This archive report was first published on 6 July 2019.
Published on July 6, 2019, the proposed BBI process has sparked debate about the future of Kenya's Constitution. As someone who has served with the Commission responsible for overseeing the initial implementation of the Constitution, I am aware of its inadequacies and deficiencies.
However, I have lived in Kenya long enough to grow a healthy skepticism about reforms owned and driven by the Executive or Parliament. The KANU Review Committee's conclusion in 1990 that Kenya was not ready for comprehensive reforms is a stark reminder of the Executive's tendency to push for changes it can manage.
The current Constitution was born out of the unfortunate events of 2008, and it is essential to learn from the past. The two constitutional amendment Bills approved by the National Assembly this week aim to change the structure of governance, making Parliament the pre-eminent organ. These Bills are no different from most of the Constitutional Amendment Bills proposed in the last nine years, which sought to further empower Parliament.
Most of these Bills have been retrogressive, meant to benefit members of the August House, rather than advancing key interests of the people of Kenya. The courts have given a veiled warning that they would strike down the amendment if it was ever passed by Parliament, as the changes proposed are so fundamental as to require the adoption by the people through a referendum.
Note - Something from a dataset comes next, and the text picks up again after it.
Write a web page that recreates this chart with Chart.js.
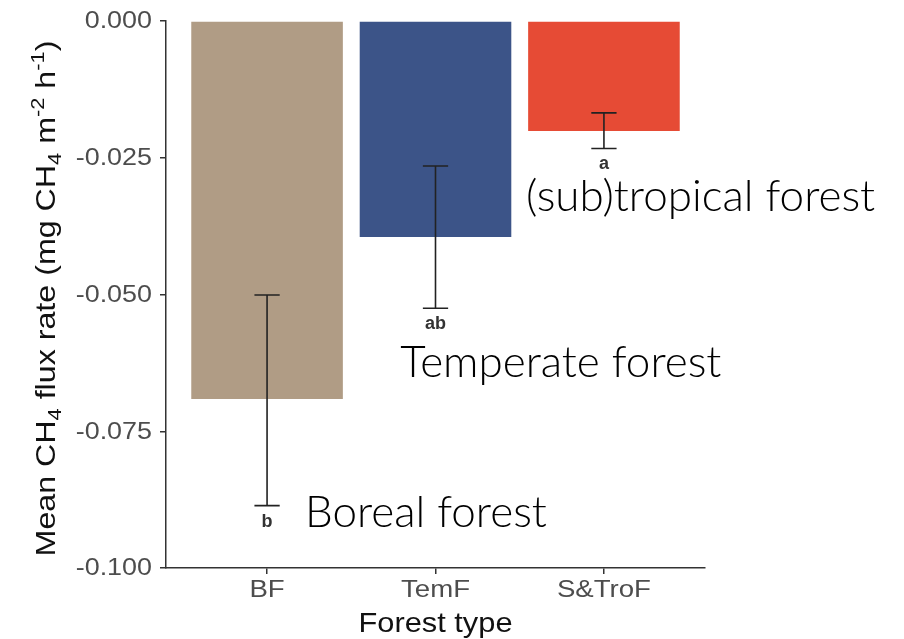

Given the right environment, the Executive and Parliament would push amendments that would be detrimental to the reform journey. Hence, my fear that the Executive-driven BBI process would lead to trade-offs between the two institutions, resulting in reform claw backs.
What then ought we to do in this Constitutional amendment process? If there must be amendments, any proposals for change must answer two basic questions: Who benefits from the proposed amendments? And have the provisions sought to be amended been tried and tested sufficiently?
It is astonishing that we are rushing to change systems that we have barely tried. For instance, some people believe that our problem is the Presidential system or the structure of our devolution. What they forget is that these systems have been tried for less than ten years, and there has not been sufficient time to assess their suitability or to understand the changes we would need to improve or overhaul them.